WRITTEN TASK.
Please list all lines of the material below in which the string "this" occurs.

RECORDED DATA.
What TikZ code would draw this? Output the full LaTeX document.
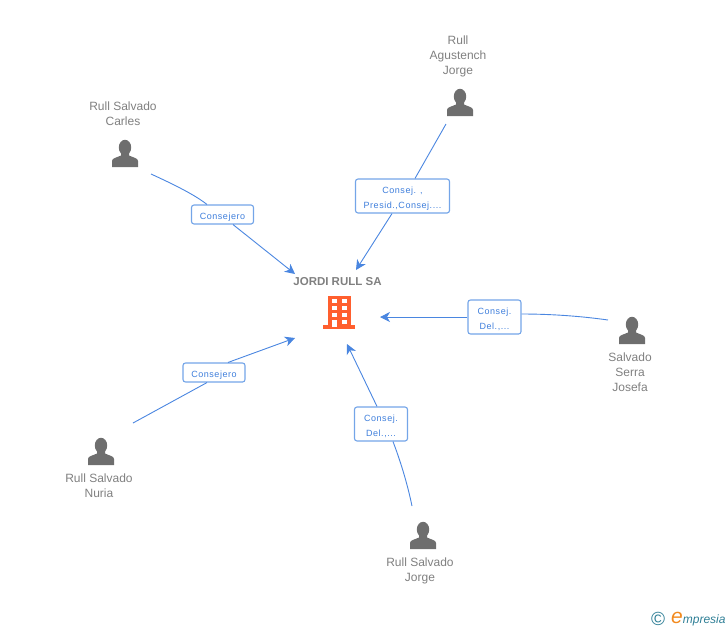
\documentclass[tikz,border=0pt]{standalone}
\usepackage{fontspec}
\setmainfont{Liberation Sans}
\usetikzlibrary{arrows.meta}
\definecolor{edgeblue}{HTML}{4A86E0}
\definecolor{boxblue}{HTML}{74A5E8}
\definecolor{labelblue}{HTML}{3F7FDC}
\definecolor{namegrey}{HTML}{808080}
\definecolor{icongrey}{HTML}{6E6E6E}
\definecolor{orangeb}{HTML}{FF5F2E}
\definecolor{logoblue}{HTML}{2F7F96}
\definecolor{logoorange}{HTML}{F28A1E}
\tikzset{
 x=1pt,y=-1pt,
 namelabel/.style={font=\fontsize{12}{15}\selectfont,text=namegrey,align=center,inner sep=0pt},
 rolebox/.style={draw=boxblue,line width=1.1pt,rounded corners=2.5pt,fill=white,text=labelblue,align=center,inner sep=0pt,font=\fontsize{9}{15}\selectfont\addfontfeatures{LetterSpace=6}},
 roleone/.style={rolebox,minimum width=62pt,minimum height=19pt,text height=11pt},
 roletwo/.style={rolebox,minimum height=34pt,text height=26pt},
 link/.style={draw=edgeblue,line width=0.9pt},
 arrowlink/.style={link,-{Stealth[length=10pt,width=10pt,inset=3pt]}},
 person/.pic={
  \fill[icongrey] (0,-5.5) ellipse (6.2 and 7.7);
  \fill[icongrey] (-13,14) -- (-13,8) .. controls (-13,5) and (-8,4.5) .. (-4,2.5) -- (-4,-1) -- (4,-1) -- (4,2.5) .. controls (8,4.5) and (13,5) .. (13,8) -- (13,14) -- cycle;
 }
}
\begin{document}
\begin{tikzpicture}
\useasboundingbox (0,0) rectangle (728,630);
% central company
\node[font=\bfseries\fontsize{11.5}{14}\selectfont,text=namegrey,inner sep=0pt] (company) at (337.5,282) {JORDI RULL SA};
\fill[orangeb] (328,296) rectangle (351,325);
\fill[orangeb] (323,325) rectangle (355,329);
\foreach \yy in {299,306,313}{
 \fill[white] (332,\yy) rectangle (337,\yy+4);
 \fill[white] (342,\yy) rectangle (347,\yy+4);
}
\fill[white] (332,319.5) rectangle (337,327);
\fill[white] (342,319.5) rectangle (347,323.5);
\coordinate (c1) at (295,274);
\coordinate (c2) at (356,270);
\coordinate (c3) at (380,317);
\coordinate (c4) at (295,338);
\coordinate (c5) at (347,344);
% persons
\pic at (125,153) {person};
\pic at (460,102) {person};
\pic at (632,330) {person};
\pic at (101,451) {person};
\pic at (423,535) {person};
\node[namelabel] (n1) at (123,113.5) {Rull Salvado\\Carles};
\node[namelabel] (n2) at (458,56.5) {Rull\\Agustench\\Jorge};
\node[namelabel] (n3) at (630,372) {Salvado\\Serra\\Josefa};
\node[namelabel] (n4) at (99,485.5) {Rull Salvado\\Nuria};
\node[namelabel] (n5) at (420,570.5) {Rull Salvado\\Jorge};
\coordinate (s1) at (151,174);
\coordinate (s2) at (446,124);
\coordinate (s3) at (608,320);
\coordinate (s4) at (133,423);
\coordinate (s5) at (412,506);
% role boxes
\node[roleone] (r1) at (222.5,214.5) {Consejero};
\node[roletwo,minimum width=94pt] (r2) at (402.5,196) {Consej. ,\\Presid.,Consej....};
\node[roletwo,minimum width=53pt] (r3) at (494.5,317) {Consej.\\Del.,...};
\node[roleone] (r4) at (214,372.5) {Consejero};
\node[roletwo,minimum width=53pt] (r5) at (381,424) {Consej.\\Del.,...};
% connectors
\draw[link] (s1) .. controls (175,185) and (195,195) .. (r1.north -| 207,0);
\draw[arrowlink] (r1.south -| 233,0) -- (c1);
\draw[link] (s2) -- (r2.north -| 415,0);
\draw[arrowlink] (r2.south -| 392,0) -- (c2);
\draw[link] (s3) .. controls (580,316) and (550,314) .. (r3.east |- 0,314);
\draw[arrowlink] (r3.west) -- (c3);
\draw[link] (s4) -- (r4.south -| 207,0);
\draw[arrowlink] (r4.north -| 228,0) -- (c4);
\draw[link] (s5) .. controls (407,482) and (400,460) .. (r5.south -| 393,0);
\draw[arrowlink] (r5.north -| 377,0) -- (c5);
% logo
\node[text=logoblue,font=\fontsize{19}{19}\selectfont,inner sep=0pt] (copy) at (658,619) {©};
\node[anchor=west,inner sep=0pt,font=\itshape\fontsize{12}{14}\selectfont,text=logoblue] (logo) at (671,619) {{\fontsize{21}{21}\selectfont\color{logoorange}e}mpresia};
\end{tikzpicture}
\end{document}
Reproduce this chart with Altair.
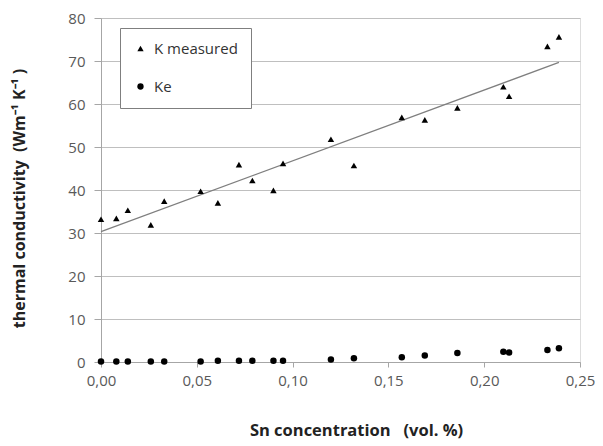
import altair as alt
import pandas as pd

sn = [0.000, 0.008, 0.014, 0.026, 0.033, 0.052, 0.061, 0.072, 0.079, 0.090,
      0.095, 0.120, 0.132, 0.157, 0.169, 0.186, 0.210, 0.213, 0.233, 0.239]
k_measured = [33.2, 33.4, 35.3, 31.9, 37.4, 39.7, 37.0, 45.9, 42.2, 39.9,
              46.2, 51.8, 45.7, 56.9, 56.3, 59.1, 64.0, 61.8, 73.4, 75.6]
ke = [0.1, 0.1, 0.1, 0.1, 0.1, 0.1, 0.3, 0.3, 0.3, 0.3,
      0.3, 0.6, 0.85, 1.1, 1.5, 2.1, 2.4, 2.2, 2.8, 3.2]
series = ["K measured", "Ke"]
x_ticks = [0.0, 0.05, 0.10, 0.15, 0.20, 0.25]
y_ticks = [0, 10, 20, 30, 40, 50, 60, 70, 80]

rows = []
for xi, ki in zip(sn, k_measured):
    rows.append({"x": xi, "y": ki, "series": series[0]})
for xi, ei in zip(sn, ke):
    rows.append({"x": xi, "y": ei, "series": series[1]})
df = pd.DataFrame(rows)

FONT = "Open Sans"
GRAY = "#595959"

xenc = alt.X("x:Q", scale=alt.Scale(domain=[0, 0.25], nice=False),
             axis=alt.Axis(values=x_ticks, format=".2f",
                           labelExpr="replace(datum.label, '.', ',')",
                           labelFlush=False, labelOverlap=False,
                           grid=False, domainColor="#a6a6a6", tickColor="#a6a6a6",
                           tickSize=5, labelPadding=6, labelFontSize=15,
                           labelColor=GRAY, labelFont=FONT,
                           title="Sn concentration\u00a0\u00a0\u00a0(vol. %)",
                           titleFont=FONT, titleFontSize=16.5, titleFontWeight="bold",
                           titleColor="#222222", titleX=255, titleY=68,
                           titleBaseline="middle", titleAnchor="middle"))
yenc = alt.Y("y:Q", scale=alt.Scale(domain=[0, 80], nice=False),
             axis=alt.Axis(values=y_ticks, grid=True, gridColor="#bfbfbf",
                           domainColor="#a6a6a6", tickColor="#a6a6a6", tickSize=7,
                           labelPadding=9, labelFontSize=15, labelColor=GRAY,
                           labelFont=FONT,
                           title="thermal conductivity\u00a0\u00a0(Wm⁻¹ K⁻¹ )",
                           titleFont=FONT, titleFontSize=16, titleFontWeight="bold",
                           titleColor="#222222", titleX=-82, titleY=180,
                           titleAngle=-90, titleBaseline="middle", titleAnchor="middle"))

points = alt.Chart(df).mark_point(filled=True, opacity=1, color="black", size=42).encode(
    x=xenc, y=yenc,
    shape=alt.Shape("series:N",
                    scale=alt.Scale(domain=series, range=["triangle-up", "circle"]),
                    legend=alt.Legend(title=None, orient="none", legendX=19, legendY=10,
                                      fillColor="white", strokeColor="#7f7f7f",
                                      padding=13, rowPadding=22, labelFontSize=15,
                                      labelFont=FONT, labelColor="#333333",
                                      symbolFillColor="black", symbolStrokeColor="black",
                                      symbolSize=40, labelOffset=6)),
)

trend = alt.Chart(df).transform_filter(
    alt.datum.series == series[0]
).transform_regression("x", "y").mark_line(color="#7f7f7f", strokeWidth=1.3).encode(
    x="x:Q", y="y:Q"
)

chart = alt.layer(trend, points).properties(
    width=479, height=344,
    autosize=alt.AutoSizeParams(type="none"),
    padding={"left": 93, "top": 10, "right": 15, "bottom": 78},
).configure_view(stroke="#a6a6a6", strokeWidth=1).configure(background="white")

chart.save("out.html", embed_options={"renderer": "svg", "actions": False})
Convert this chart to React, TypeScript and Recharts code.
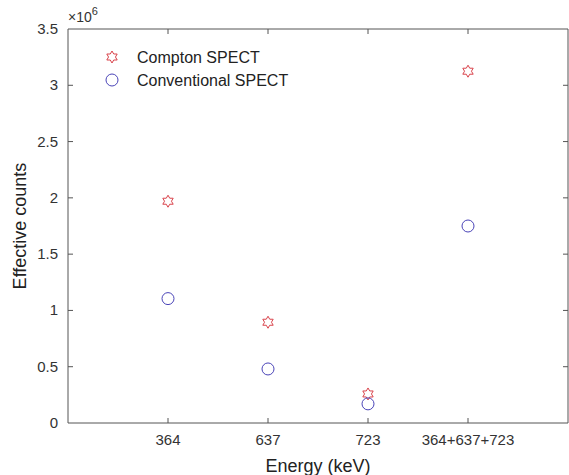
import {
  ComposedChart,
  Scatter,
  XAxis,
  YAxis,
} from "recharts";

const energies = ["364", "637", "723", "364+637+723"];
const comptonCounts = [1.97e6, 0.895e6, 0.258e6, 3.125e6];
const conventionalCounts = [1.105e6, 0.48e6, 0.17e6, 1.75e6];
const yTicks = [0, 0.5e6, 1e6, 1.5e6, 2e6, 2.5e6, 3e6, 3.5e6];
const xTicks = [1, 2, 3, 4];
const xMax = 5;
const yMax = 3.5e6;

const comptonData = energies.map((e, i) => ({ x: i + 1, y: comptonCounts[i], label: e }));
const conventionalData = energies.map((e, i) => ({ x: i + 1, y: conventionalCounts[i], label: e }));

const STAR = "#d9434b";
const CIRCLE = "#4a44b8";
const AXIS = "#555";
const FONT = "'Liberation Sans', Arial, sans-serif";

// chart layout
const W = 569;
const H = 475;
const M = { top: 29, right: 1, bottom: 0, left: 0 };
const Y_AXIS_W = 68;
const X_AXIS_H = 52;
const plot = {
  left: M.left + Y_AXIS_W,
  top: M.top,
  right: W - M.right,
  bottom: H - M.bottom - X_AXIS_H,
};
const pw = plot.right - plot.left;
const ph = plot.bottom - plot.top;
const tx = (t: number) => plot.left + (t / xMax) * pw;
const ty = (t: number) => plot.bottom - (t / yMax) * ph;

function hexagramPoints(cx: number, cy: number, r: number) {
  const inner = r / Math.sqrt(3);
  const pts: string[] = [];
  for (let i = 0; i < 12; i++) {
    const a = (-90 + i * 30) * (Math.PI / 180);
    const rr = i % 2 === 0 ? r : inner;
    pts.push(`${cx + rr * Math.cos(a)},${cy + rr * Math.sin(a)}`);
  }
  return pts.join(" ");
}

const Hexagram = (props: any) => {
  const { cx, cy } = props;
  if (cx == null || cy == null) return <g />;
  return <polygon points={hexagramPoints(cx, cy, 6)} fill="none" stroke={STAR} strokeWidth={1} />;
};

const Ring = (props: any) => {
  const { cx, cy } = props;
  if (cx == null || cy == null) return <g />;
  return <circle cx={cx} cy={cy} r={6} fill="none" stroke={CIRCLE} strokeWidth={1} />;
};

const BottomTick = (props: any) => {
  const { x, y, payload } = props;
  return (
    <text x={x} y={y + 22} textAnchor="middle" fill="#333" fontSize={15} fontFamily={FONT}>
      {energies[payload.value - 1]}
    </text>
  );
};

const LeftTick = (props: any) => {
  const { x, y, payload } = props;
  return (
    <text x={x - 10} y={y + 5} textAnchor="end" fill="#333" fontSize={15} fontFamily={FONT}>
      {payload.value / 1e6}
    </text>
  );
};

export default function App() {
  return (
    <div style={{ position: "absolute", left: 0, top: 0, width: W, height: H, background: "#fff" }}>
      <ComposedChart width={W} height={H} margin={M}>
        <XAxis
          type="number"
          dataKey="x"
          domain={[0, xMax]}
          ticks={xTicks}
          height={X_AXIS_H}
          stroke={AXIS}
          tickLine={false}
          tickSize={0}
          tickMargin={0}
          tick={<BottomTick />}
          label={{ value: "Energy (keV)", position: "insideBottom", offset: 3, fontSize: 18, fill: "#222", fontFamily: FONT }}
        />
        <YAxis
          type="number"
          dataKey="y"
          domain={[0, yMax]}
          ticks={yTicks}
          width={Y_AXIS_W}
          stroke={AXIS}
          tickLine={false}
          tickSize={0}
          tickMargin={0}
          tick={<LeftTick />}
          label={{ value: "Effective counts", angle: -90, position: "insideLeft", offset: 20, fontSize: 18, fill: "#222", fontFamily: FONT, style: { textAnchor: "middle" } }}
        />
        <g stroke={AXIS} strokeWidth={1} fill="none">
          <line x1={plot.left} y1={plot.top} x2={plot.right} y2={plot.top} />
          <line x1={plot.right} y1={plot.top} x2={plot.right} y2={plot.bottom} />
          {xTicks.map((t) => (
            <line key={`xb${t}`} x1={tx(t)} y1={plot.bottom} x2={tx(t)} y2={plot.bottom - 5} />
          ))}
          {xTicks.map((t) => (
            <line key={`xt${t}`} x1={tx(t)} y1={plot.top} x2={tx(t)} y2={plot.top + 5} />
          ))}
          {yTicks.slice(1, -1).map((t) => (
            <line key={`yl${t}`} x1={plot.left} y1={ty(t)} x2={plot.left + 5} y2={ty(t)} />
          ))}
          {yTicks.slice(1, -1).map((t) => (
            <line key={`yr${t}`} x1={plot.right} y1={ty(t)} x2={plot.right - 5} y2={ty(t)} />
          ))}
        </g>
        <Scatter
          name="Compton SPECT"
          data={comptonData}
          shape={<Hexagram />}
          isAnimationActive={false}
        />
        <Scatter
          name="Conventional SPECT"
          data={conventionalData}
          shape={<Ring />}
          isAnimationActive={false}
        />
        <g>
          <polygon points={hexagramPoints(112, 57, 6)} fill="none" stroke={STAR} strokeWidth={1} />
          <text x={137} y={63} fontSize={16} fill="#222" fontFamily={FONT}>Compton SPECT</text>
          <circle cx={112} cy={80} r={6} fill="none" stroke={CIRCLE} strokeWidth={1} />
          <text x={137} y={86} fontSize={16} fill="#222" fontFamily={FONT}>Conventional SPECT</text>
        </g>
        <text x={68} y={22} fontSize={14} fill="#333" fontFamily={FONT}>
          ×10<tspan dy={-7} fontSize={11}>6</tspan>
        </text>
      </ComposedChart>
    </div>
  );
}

OUTPUT.
What TikZ code would draw this? Output the full LaTeX document.
Reproduce this chart with Altair.
Convert this chart to React, TypeScript and Recharts code.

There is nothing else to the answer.